Declining output combined with rising demand has inescapable results - growing shortages and higher prices. Throw in the Ukraine war and a problem becomes a crisis. In United Kingdom, natural gas prices have risen to the equivalent of US$300 to US$500 a barrel over the past year and households often have to choose between food and home heating. This winter will be brutal for Brits.
Desperate for more fossil fuels, Biden went on bended knee to Saudi Arabia to beg for higher production and quickly learned OPEC had little spare capacity. German leader Sholz came to Canada to ask Trudeau for LNG to ease their crisis and Trudeau told him “there was no business case” for LNG from Canada. How would Trudeau know whether there was a business case or not? He has never run a business, knows virtually nothing about economics, and is deluded by his belief that CO2 causes climate change. He seems to prefer the destruction of lives and livelihoods today to the common sense answer - drill baby drill. Canada and United States have the resources to solve the global energy shortage by expanding oil & gas production but refuse to do so claiming “climate change” is a greater threat at some future point than starvation or freezing this winter are right now. Absurd nonsense. CO2 is demonstrably harmless.
Absent a change in American or Canadian policy, European pleas for help will become outright begging and the economies of European countries will pay the price for institutional stupidity. Canada and United States are trading countries and they too will suffer as their European customers weaken.
Who benefits? China, who embraces coal and keeps using more oil. India, who embraces fossil fuels and nuclear. Russia, whose foreign exchange reserves have offset sanctions through Russia selling less oil & gas but at higher prices. North Korea, who sensibly relies on mitigation and adaptation to any extreme weather caused by CO2 or otherwise.
It is amusing and disturbing that Biden and Trudeau’s policies strengthen our international adversaries and weaken our allies, and Trudeau thumbs his nose at their requests for help. Is it possible to formulate worse foreign policy? Likely not.
For investors, face the obvious. Investments in fossil fuels will pay dividends and investments in stocks dependent on economic growth will underperform until common sense returns to the halls of Washington and Ottawa.
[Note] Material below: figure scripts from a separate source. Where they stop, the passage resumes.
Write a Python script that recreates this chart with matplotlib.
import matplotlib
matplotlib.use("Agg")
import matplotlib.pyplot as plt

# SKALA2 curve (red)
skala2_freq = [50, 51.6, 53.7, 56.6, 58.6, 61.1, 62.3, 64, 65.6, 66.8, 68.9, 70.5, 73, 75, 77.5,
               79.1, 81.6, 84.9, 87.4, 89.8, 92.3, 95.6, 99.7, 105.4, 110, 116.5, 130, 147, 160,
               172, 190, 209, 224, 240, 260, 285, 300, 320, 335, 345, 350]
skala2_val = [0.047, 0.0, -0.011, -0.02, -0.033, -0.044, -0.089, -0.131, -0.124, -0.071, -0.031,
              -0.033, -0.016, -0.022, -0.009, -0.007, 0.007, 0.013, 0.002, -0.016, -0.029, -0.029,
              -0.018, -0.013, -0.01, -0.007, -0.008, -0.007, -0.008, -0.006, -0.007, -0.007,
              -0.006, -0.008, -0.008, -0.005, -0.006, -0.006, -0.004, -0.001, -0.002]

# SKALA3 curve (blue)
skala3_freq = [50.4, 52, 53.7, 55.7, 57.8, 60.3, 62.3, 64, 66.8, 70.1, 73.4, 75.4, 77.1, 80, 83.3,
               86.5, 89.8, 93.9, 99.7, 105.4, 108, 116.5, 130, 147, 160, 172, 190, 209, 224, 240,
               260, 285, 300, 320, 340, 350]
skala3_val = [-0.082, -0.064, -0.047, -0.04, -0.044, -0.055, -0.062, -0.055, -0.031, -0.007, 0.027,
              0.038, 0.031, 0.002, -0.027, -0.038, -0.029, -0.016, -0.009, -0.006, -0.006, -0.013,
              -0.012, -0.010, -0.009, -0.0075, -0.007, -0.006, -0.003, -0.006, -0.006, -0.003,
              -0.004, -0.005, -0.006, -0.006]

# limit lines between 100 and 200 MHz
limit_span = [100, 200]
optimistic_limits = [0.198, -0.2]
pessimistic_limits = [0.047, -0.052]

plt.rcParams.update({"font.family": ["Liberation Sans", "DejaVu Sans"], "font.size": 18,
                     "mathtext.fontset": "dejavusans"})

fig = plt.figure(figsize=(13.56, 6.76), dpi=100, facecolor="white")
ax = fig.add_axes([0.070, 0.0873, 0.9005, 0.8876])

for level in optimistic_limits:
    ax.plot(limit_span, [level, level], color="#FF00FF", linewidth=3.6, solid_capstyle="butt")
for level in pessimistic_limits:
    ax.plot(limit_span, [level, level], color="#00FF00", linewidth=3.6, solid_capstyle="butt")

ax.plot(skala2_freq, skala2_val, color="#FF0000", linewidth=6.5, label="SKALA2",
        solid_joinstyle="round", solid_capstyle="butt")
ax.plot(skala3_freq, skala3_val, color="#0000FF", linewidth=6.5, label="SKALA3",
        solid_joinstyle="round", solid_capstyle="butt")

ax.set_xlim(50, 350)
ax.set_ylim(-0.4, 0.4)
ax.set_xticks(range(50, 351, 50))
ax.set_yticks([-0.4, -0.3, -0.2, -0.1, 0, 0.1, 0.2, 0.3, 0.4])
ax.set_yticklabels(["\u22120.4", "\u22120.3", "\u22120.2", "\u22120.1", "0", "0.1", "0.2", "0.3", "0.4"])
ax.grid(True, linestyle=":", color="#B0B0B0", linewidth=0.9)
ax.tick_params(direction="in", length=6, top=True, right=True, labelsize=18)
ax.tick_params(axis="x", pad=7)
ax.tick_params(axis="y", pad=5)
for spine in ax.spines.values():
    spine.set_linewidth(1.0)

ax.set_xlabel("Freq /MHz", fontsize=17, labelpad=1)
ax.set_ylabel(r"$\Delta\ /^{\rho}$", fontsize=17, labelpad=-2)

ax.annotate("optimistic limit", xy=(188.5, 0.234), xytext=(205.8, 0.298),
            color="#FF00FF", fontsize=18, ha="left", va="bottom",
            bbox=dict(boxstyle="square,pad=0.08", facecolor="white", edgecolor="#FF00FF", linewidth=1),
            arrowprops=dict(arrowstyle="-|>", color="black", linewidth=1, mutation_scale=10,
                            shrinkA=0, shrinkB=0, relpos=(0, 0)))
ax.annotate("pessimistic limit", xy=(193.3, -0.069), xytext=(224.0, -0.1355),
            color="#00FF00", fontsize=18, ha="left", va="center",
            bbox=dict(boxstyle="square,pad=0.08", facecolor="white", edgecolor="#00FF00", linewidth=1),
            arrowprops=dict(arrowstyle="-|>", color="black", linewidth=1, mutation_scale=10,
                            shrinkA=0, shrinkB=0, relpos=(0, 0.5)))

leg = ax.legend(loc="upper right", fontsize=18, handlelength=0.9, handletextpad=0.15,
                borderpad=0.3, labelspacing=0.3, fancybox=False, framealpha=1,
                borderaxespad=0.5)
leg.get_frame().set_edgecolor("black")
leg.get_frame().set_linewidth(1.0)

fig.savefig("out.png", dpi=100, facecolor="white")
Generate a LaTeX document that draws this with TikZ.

In the meantime, if you have stocks like CNQ, TOU, SU, CVE, SDE, BIR, PEY, PNE, ARX, CJ, TVE, NVA or BNE in your portfolio you may be pleasantly surprised in an otherwise dismal outlook for this winter.
In the UK, the reality of what lies ahead, is only BEGINNING to sink-in.
Give it a few weeks....
We've been catapulted into Third World status overnight - I'm angry!
Meanwhile Europe's industries are shuttering.
Nord Stream 1 is now completely shut off - with no prospect of reopening any time soon.
I own everything on that list except TOU, PNE & CJ.